- [WHAT THIS TASK INVOLVES] Please return nothing but the lines between the line holding "Recreate this image" and the line holding "from matplotlib.ticker import MultipleLocator", both ends included, without the pictures.

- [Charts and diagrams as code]
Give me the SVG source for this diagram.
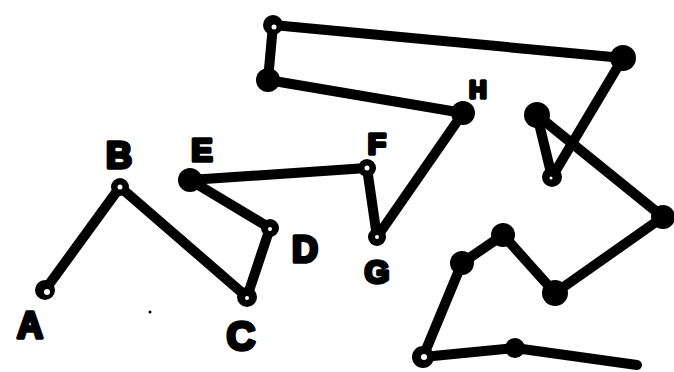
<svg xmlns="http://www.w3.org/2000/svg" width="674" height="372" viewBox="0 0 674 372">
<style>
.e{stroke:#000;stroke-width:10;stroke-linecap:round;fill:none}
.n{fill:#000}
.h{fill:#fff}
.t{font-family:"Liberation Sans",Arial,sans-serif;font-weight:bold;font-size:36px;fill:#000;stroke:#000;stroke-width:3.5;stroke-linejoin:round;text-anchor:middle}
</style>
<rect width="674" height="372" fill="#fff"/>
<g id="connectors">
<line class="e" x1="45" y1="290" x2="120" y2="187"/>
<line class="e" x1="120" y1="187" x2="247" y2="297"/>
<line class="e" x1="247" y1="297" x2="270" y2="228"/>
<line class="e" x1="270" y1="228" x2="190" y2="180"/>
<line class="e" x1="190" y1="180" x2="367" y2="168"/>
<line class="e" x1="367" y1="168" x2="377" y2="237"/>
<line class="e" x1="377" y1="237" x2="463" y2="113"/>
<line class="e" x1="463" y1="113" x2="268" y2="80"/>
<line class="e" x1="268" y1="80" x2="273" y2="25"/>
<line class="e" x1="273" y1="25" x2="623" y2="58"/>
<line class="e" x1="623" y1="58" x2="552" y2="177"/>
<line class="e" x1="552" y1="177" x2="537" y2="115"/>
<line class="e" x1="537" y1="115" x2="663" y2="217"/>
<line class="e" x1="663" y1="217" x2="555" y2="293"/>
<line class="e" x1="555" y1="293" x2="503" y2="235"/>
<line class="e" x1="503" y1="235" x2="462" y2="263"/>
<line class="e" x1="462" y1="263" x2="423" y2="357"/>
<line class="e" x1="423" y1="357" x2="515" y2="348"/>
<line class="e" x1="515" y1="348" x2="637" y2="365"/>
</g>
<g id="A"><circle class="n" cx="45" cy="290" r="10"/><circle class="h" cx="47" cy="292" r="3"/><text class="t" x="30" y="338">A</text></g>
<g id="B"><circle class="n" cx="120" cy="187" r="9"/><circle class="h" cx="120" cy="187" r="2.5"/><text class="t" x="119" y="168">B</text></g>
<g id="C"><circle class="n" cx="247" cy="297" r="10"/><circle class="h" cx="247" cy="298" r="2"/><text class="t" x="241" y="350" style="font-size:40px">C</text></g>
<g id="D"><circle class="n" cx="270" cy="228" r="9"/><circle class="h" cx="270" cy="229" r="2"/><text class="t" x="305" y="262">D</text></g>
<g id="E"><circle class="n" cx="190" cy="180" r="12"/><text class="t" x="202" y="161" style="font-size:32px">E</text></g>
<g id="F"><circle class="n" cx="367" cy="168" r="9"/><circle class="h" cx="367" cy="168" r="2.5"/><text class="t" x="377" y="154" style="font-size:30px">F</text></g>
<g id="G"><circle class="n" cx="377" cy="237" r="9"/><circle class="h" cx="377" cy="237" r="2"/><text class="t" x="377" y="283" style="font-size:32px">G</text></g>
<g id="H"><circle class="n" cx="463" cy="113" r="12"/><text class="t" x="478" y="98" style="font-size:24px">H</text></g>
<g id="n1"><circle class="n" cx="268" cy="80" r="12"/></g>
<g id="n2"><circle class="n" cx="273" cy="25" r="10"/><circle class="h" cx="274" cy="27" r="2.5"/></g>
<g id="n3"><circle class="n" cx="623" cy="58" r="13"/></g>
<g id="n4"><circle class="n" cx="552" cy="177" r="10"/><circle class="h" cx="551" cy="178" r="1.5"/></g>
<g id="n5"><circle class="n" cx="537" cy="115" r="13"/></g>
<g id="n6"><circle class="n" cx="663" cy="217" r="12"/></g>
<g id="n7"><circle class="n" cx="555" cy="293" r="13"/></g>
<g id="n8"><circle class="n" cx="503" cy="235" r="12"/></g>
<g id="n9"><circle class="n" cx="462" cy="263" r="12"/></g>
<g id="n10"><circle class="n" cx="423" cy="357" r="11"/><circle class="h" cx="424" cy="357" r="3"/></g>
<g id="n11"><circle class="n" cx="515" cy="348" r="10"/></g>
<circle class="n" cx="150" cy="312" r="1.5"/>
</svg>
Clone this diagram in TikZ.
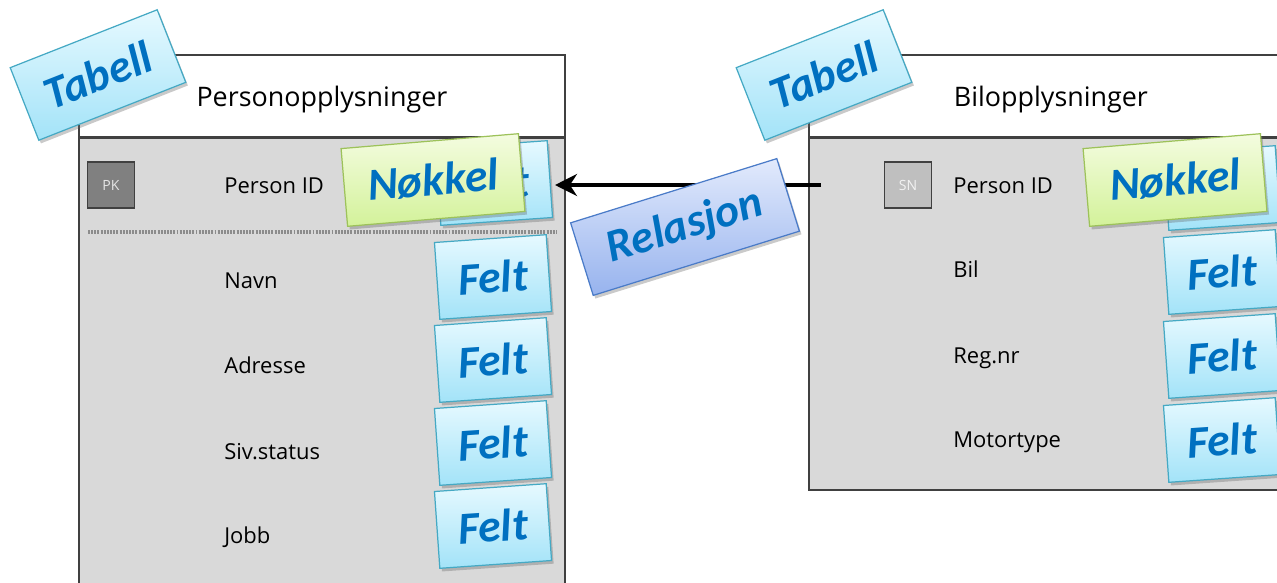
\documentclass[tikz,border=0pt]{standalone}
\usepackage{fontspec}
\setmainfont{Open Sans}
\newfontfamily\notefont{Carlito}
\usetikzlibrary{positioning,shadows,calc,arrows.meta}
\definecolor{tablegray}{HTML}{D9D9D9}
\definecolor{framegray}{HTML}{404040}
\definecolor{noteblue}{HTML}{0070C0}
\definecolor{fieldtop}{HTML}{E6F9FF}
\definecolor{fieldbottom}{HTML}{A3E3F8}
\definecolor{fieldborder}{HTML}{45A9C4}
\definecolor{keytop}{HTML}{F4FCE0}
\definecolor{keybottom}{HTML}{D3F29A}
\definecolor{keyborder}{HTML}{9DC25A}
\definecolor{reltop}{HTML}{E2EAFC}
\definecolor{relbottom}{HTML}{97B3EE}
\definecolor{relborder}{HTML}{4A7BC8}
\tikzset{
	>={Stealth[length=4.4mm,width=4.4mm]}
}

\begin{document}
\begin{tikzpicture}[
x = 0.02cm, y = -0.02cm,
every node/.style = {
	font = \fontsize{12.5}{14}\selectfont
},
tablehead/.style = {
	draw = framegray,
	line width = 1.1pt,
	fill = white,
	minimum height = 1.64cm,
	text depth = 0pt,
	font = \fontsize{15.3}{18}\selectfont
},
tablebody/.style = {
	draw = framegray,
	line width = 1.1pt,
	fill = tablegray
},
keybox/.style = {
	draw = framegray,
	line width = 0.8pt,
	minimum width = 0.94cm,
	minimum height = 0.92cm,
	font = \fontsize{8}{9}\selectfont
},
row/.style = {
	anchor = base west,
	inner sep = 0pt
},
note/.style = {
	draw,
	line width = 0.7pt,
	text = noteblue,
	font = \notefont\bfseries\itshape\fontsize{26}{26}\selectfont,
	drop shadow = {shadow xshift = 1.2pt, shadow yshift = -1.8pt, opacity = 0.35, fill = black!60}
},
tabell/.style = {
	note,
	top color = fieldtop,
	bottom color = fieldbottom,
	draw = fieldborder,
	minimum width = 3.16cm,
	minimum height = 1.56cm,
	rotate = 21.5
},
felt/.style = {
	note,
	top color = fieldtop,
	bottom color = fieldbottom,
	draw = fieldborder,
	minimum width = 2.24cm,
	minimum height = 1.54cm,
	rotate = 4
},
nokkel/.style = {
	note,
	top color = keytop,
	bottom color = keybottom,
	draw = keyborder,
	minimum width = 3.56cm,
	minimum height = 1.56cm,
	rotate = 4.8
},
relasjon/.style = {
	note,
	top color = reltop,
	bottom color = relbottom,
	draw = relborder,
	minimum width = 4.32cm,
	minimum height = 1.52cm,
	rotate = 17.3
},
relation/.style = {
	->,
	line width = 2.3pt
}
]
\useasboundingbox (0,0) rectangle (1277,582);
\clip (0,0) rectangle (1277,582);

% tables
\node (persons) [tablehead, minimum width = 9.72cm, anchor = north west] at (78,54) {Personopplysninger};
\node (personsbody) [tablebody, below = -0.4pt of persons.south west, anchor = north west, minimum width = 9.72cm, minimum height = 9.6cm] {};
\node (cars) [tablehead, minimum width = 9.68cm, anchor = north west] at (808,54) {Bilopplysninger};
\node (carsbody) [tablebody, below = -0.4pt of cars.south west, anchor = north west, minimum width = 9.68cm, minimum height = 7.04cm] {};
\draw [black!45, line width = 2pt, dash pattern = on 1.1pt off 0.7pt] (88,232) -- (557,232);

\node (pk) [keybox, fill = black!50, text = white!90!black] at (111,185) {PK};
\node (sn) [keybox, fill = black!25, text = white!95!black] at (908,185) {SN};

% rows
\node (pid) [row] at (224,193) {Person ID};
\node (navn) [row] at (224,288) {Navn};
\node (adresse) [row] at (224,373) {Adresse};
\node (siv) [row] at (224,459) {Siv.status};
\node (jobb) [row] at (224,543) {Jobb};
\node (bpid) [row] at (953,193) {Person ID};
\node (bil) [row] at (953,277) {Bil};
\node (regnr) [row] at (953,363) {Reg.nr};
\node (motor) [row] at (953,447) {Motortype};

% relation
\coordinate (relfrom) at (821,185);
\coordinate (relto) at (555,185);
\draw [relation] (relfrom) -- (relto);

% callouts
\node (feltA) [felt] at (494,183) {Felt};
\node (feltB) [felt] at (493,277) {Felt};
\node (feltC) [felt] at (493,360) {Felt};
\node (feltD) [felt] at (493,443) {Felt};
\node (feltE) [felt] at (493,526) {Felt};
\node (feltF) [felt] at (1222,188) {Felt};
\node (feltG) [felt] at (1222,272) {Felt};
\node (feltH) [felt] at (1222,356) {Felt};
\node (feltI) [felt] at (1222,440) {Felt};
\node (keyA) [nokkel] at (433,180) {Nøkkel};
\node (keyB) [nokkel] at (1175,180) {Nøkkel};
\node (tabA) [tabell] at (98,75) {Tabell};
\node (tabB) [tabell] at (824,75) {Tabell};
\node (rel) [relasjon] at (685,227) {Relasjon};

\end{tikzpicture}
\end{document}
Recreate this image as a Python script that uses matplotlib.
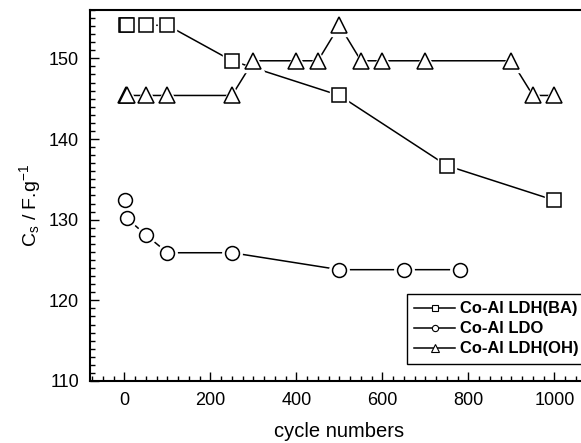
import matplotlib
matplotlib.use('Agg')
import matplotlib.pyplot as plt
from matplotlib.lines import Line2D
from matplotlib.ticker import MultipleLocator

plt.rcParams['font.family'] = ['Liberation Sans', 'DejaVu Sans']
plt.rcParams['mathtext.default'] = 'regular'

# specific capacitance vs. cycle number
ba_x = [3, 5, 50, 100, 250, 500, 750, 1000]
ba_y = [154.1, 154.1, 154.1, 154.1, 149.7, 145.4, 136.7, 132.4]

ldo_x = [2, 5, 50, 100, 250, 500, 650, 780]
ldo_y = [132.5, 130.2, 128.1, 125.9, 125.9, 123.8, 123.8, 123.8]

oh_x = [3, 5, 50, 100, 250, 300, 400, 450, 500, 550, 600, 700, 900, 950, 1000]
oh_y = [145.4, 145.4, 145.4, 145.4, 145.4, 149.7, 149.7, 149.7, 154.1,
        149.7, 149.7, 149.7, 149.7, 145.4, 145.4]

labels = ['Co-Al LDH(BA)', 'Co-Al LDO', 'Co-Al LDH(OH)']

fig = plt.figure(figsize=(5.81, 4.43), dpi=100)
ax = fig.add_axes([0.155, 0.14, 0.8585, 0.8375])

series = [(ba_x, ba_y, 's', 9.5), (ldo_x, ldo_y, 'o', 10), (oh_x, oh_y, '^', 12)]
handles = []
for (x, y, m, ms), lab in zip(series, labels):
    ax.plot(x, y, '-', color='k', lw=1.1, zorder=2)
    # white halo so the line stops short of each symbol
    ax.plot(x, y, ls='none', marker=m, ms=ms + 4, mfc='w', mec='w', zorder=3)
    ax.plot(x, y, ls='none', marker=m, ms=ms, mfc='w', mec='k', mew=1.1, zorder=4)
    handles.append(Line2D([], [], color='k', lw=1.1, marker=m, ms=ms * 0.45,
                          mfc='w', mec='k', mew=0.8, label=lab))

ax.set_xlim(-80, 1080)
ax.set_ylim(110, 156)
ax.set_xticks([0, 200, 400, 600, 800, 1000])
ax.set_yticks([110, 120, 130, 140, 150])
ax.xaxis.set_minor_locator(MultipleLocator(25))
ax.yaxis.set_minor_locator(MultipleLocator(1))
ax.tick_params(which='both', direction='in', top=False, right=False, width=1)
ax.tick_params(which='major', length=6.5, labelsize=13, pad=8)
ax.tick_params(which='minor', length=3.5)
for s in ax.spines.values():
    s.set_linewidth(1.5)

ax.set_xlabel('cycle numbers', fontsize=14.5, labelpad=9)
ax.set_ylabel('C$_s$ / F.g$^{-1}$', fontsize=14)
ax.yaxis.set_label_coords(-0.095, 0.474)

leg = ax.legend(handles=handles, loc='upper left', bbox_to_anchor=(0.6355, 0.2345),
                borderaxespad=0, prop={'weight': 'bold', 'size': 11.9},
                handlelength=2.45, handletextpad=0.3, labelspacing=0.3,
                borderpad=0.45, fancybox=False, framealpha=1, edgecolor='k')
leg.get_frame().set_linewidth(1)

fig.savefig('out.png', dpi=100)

- [FINAL RESULT]
Recreate this image as a Python script that uses matplotlib.
import matplotlib
matplotlib.use('Agg')
import matplotlib.pyplot as plt
from matplotlib.lines import Line2D
from matplotlib.ticker import MultipleLocator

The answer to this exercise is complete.